**The data**.
------------------------------

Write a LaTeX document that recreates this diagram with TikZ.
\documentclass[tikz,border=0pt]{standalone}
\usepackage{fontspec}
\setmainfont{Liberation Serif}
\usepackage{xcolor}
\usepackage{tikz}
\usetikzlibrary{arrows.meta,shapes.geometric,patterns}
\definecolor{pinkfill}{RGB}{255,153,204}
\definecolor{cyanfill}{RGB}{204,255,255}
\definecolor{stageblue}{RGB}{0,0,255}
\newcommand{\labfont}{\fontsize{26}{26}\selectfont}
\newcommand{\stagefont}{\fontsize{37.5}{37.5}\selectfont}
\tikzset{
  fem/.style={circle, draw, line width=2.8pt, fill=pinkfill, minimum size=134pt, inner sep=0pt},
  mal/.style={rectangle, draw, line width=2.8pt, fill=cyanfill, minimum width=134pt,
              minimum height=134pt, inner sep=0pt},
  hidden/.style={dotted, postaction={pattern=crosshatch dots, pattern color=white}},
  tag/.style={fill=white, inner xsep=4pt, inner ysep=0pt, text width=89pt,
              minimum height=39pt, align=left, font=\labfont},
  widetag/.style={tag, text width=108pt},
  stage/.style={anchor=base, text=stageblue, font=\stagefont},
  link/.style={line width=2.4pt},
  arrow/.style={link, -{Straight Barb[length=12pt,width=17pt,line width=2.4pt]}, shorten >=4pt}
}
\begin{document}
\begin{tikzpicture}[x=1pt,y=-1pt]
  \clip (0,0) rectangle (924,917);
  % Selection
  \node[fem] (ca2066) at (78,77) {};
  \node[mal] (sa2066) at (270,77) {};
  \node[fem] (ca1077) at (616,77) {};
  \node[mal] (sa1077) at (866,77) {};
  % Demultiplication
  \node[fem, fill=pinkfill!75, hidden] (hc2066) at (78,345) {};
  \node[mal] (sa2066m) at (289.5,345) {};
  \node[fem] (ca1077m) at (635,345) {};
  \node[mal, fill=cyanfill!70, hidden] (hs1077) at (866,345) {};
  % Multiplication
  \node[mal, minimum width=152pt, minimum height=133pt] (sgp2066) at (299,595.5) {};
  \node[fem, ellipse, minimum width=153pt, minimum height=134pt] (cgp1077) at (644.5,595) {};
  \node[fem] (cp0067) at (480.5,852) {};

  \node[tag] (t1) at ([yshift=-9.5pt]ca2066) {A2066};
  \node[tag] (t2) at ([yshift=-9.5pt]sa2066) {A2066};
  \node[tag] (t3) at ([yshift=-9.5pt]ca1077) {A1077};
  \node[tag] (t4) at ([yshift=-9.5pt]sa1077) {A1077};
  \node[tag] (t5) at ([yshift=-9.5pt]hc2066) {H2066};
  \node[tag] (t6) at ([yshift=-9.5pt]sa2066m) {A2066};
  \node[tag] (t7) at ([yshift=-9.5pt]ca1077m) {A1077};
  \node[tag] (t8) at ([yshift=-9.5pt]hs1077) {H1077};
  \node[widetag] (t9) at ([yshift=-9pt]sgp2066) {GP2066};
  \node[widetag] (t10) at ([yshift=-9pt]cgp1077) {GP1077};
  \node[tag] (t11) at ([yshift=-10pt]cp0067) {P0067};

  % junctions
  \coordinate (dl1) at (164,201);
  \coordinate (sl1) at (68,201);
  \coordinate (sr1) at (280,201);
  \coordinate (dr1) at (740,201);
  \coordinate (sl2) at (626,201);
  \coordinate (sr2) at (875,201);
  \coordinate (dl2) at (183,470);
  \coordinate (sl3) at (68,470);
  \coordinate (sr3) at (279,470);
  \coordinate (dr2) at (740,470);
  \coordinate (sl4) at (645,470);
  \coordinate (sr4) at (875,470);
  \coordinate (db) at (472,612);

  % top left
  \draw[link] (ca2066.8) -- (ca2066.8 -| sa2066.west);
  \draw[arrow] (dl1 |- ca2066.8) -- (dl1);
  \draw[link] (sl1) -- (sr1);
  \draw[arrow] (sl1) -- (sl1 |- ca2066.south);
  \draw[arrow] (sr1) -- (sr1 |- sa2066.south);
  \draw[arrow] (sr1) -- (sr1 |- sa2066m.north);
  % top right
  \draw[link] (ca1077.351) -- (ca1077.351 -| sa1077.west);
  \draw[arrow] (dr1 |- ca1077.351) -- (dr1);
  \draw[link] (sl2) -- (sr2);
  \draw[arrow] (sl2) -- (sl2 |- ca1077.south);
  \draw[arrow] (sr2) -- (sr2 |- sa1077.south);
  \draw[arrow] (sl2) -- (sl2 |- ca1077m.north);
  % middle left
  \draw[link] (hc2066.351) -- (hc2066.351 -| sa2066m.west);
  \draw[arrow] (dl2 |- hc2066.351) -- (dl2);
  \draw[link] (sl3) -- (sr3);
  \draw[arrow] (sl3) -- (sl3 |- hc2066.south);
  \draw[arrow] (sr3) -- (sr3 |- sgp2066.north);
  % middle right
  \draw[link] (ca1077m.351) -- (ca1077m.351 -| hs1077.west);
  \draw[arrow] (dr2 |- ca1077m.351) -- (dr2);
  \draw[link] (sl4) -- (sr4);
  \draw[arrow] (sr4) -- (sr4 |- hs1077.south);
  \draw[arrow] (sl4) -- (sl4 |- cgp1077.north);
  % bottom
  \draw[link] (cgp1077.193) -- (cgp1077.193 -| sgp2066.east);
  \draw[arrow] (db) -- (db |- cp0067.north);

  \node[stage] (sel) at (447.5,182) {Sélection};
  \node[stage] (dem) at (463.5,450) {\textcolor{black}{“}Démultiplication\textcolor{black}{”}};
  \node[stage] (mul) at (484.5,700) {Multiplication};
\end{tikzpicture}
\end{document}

------------------------------

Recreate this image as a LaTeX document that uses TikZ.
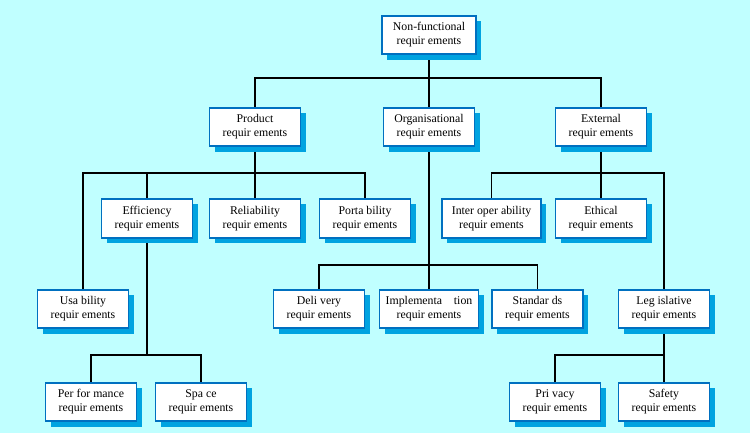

------------------------------

Check every line of the records above for the string "LaTeX" and say how many contain it, giving the number alone.

2